October 12-13, 2013

Frozen Larch Hiking & Climbing Trip:  Icicle Mountains

Jackaroo Peak (7893′)

——————– Trip Report Summary ——————–

Region: Central Cascades

Starting Point: Mountaineer Creek & Lake Stuart & Stuart Meadows & Horseshoe Lake (hike & snow hike)

Campsite: Horseshoe Lake

Side Trip: Goat Pass (snow climb)

Summit: Jackaroo Peak (climb via South Ridge)

Approximate Total Stats: 20 miles traveled; 5500 feet gained and lost.

——————– Full Trip Report ——————–

After getting snowed out of the high country a week before, I teamed up with Lisa, Keely, Kevin K, and Maria to find golden larches over this past weekend. We chose Horseshoe Lake near Mt. Stuart as our destination, figuring that there would be relatively little snow, few people, and a good helping of golden larches. We were pretty much correct in all three assumptions.  Due to a federal government shut-down, no permits were needed.

Day 1 – Trailhead to Horseshoe Lake:

On Saturday, we hiked up to Lake Stuart, then continued up the well-trodden fisherman’s path to Horseshoe Lake. Two shut-down forest rangers were just leaving the lake when we arrived, so we had our pick of campsites. We selected a rocky knoll overlooking the partly frozen-over lake. The larch trees were in full autumn color.

Horseshoe Lake from camp

There was about 12 inches of snow at camp, which lay in the shadow of Mt Stuart’s daunting northwest face. Early in the evening, another couple arrived and set up camp down by the lake shore. When their stove malfunctioned, we invited them to join us for dinner. (This act of hospitality on our part was actually a clever ploy to preempt their inevitable complaints about our rowdy camping behavior.)

Mount Stuart from camp

Day 2 – Summit Climb & Exit:

We awoke on Sunday to clear, blue skies and frosty air. The morning sun highlighted Jack Ridge above camp, and glanced off the Stuart Glacier. Our goal for the day was Point 7893, which sits immediately north of Goat Pass. This rocky knob is fairly small (especially in comparison to nearby Mt. Stuart) but forms the highest crag of Jack Ridge and looks quite appealing from Horseshoe Lake. “Jackaroo Peak” seems like a fitting name for this little rascal.

Morning sun on Jackaroo Peak
Kevin and Maria with a pika and wombat
Keely and Lisa in the chilly camp
Northwest face of Mount Stuart from camp

We scoped out a reasonable-looking traverse route from camp to the base of the snow couloir leading up to Goat Pass. Our chosen route contoured between cliff bands at an elevation of about 6400 feet.

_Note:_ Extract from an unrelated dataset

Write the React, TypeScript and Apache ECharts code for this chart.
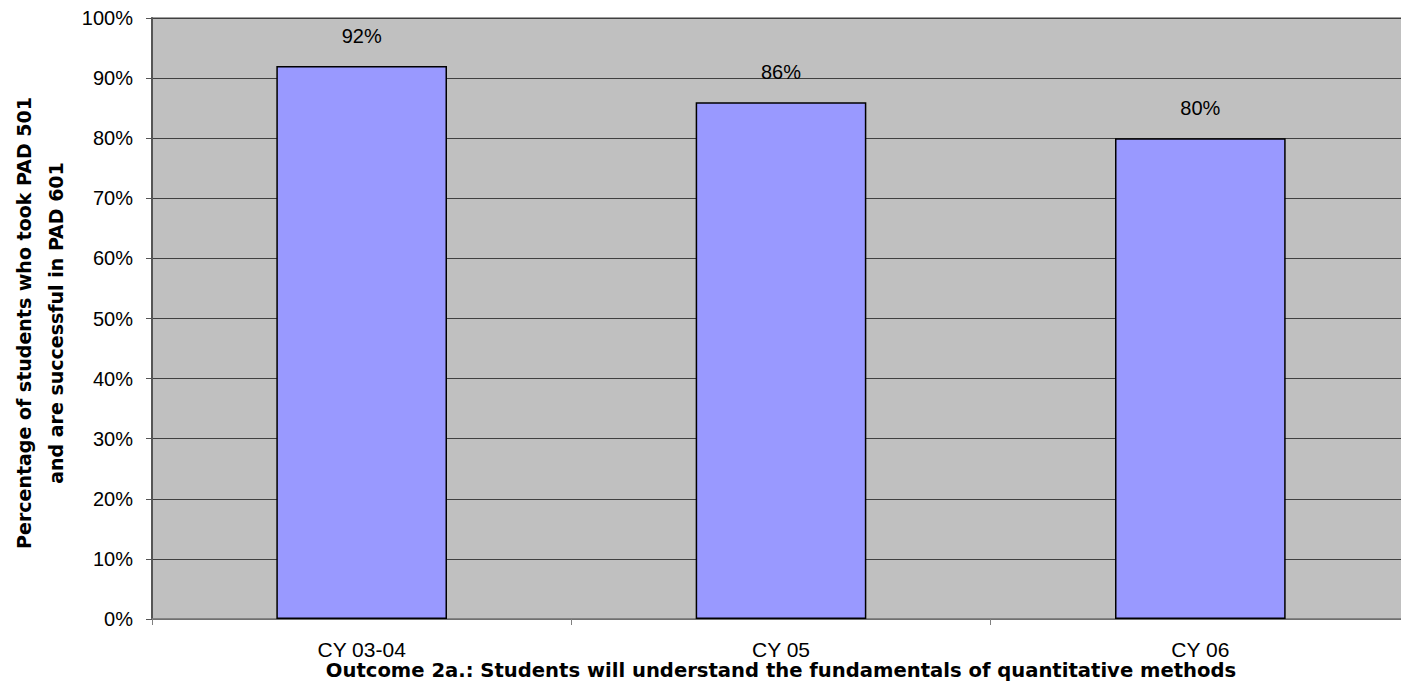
import React, { useEffect, useRef } from "react";
import * as echarts from "echarts";

const categories = ["CY 03-04", "CY 05", "CY 06"];
const successRates = [0.92, 0.86, 0.8];
const yTitleLines = [
  "Percentage of students who took PAD 501",
  "and are successful in PAD 601",
];
const xTitle =
  "Outcome 2a.: Students will understand the fundamentals of quantitative methods";

export default function App() {
  const ref = useRef<HTMLDivElement>(null);
  useEffect(() => {
    if (!ref.current) return;
    const chart = echarts.init(ref.current, null, { renderer: "svg" });
    const font = "Liberation Sans, Arial, sans-serif";
    const titleFont = "DejaVu Sans, sans-serif";
    chart.setOption({
      animation: false,
      backgroundColor: "#ffffff",
      grid: {
        left: 152,
        top: 18,
        width: 1258,
        height: 601,
        outerBoundsMode: "none",
        containLabel: false,
        show: true,
        backgroundColor: "#c0c0c0",
        borderColor: "#808080",
        borderWidth: 1.5,
      },
      xAxis: {
        type: "category",
        data: categories,
        axisLine: { show: true, lineStyle: { color: "#808080", width: 1.5 } },
        axisTick: {
          show: true,
          inside: false,
          length: 6,
          interval: 0,
          lineStyle: { color: "#808080", width: 1 },
        },
        axisLabel: {
          margin: 20,
          fontSize: 21,
          color: "#000",
          fontFamily: font,
        },
        splitLine: { show: false },
      },
      yAxis: {
        type: "value",
        min: 0,
        max: 1,
        interval: 0.1,
        axisLine: { show: true, lineStyle: { color: "#555555", width: 2 } },
        axisTick: {
          show: true,
          inside: false,
          length: 6,
          lineStyle: { color: "#555555", width: 1 },
        },
        axisLabel: {
          margin: 19,
          fontSize: 20,
          color: "#000",
          fontFamily: font,
          formatter: (v: number) => Math.round(v * 100) + "%",
        },
        splitLine: { show: true, lineStyle: { color: "#404040", width: 1 } },
      },
      series: [
        {
          type: "bar",
          data: successRates,
          barCategoryGap: "59.3%",
          itemStyle: {
            color: "#9999ff",
            borderColor: "#000",
            borderWidth: 1.5,
          },
          label: {
            show: true,
            position: "top",
            distance: 20,
            fontSize: 20,
            color: "#000",
            fontFamily: font,
            formatter: (p: any) => Math.round(p.value * 100) + "%",
          },
        },
      ],
      graphic: [
        {
          type: "text",
          x: 24,
          y: 323,
          rotation: Math.PI / 2,
          style: {
            text: yTitleLines[0],
            fontSize: 19,
            fontWeight: "bold",
            fontFamily: titleFont,
            fill: "#000",
            align: "center",
            verticalAlign: "middle",
          },
        },
        {
          type: "text",
          x: 56,
          y: 323,
          rotation: Math.PI / 2,
          style: {
            text: yTitleLines[1],
            fontSize: 19,
            fontWeight: "bold",
            fontFamily: titleFont,
            fill: "#000",
            align: "center",
            verticalAlign: "middle",
          },
        },
        {
          type: "text",
          x: 781,
          y: 670,
          style: {
            text: xTitle,
            fontSize: 19.6,
            fontWeight: "bold",
            fontFamily: titleFont,
            fill: "#000",
            align: "center",
            verticalAlign: "middle",
          },
        },
      ],
    });
    return () => chart.dispose();
  }, []);
  return (
    <div
      ref={ref}
      style={{
        position: "fixed",
        left: 0,
        top: 0,
        width: 1401,
        height: 681,
        background: "#fff",
      }}
    />
  );
}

Scooping out traverse route to Goat Pass

As it turned out, the most difficult part of our route was just outside of camp. We had to negotiate a field of huge granite boulders ranging in size from refrigerators to double-car garages. Thin snow bridges covered gaps that dropped 10 to 20 feet between the boulders. After an hour of mentally and physically taxing work, we had managed to travel a whopping 200 yards and gain 100 feet!

Keely and Lisa in boulder field

In the midst of the boulderfield, we passed some fresh animal tracks. It appeared to be a cougar stalking a small mammal of some sort. Both seemed to be navigating through the boulders with more deftness than we were.

Big kitty tracks

After 2 hours, we reached to base of the Goat Pass couloir. Our progress improved immensely as we climbed along the sharp crest of a moraine and then up a rocky slope to Goat Pass. Ingalls Peaks and Ingalls Lake greeted us from the south.

Lake Stuart and Mountaineer Peak
Traversing crest of moraine
Ingalls Peaks and Ingalls Lake from Goat Pass

From Goat Pass, it was an easy jaunt to the summit of Jackaroo Peak. This excellent vantage point gave views of the Stuart Range to the east, Jack Ridge to the north, Snoqualmie peaks to the west, and several lakes below—all highlighted by a thin blanket of snow.

Kevin, Keely, and Lisa on Jackaroo Peak summit
Horseshoe Lake from Jackaroo Peak summit
Argonaut Peak from Jackaroo Peak

We made better time getting back to camp, but the boulderfield was just as tedious and nerve-wracking as before. Maria was waiting for us there, after having spent the day greeting day hikers and backpackers coming into the lake basin. We packed up and headed out in late afternoon. Darkness caught up to us at Lake Stuart, requiring a headlamp finish to a satisfying Frozen Larch Trip.